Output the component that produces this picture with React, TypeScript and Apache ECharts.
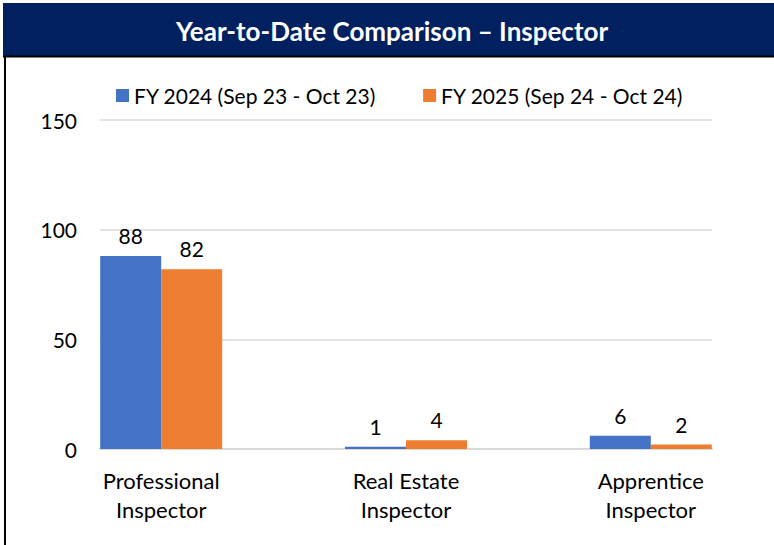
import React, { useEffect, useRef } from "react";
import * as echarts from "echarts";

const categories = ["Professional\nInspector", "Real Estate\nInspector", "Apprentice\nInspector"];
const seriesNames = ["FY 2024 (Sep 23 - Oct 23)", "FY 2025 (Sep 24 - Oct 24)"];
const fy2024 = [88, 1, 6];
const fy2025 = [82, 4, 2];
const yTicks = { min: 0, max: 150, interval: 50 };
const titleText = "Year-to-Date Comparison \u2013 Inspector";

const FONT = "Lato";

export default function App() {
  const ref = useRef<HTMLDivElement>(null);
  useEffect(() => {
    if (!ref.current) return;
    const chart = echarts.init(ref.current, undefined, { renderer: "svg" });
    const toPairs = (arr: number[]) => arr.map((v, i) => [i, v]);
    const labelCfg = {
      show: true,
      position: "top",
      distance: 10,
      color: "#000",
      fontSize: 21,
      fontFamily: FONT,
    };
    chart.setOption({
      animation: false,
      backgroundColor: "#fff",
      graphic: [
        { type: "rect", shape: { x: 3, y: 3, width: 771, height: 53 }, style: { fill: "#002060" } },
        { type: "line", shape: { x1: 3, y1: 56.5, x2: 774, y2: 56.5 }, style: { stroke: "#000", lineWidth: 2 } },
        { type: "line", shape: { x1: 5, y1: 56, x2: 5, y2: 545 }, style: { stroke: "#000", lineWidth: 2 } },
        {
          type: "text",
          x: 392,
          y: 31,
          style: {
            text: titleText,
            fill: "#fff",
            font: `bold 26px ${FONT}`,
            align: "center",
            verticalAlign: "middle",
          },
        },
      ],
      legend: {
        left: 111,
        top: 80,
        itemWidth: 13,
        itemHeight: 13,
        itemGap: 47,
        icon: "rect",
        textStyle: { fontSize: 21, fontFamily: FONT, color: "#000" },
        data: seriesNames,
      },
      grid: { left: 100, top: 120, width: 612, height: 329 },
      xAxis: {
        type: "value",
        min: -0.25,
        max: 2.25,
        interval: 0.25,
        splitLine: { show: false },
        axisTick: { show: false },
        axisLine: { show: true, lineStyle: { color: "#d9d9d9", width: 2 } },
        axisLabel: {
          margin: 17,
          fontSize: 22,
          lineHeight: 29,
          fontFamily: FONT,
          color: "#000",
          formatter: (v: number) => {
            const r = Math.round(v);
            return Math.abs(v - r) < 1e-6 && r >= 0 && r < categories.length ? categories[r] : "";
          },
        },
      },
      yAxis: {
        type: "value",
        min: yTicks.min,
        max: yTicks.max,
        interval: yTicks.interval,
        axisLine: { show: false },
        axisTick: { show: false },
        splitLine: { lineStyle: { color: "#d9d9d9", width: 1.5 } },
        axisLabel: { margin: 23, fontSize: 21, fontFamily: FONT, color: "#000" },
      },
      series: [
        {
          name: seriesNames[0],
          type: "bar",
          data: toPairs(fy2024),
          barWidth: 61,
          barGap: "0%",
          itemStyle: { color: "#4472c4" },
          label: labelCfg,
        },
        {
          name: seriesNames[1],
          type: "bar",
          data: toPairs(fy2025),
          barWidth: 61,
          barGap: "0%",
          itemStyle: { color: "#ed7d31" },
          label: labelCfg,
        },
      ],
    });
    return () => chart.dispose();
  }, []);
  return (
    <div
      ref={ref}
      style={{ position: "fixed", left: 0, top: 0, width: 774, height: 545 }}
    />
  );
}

→ **What you have to do**
Copy out the data above exactly, except the pictures.

→ **Finished answer**
Output the component that produces this picture with React, TypeScript and Apache ECharts.
import React, { useEffect, useRef } from "react";
import * as echarts from "echarts";

const categories = ["Professional\nInspector", "Real Estate\nInspector", "Apprentice\nInspector"];
const seriesNames = ["FY 2024 (Sep 23 - Oct 23)", "FY 2025 (Sep 24 - Oct 24)"];
const fy2024 = [88, 1, 6];
const fy2025 = [82, 4, 2];
const yTicks = { min: 0, max: 150, interval: 50 };
const titleText = "Year-to-Date Comparison \u2013 Inspector";

const FONT = "Lato";

export default function App() {
  const ref = useRef<HTMLDivElement>(null);
  useEffect(() => {
    if (!ref.current) return;
    const chart = echarts.init(ref.current, undefined, { renderer: "svg" });
    const toPairs = (arr: number[]) => arr.map((v, i) => [i, v]);
    const labelCfg = {
      show: true,
      position: "top",
      distance: 10,
      color: "#000",
      fontSize: 21,
      fontFamily: FONT,
    };
    chart.setOption({
      animation: false,
      backgroundColor: "#fff",
      graphic: [
        { type: "rect", shape: { x: 3, y: 3, width: 771, height: 53 }, style: { fill: "#002060" } },
        { type: "line", shape: { x1: 3, y1: 56.5, x2: 774, y2: 56.5 }, style: { stroke: "#000", lineWidth: 2 } },
        { type: "line", shape: { x1: 5, y1: 56, x2: 5, y2: 545 }, style: { stroke: "#000", lineWidth: 2 } },
        {
          type: "text",
          x: 392,
          y: 31,
          style: {
            text: titleText,
            fill: "#fff",
            font: `bold 26px ${FONT}`,
            align: "center",
            verticalAlign: "middle",
          },
        },
      ],
      legend: {
        left: 111,
        top: 80,
        itemWidth: 13,
        itemHeight: 13,
        itemGap: 47,
        icon: "rect",
        textStyle: { fontSize: 21, fontFamily: FONT, color: "#000" },
        data: seriesNames,
      },
      grid: { left: 100, top: 120, width: 612, height: 329 },
      xAxis: {
        type: "value",
        min: -0.25,
        max: 2.25,
        interval: 0.25,
        splitLine: { show: false },
        axisTick: { show: false },
        axisLine: { show: true, lineStyle: { color: "#d9d9d9", width: 2 } },
        axisLabel: {
          margin: 17,
          fontSize: 22,
          lineHeight: 29,
          fontFamily: FONT,
          color: "#000",
          formatter: (v: number) => {
            const r = Math.round(v);
            return Math.abs(v - r) < 1e-6 && r >= 0 && r < categories.length ? categories[r] : "";
          },
        },
      },
      yAxis: {
        type: "value",
        min: yTicks.min,
        max: yTicks.max,
        interval: yTicks.interval,
        axisLine: { show: false },
        axisTick: { show: false },
        splitLine: { lineStyle: { color: "#d9d9d9", width: 1.5 } },
        axisLabel: { margin: 23, fontSize: 21, fontFamily: FONT, color: "#000" },
      },
      series: [
        {
          name: seriesNames[0],
          type: "bar",
          data: toPairs(fy2024),
          barWidth: 61,
          barGap: "0%",
          itemStyle: { color: "#4472c4" },
          label: labelCfg,
        },
        {
          name: seriesNames[1],
          type: "bar",
          data: toPairs(fy2025),
          barWidth: 61,
          barGap: "0%",
          itemStyle: { color: "#ed7d31" },
          label: labelCfg,
        },
      ],
    });
    return () => chart.dispose();
  }, []);
  return (
    <div
      ref={ref}
      style={{ position: "fixed", left: 0, top: 0, width: 774, height: 545 }}
    />
  );
}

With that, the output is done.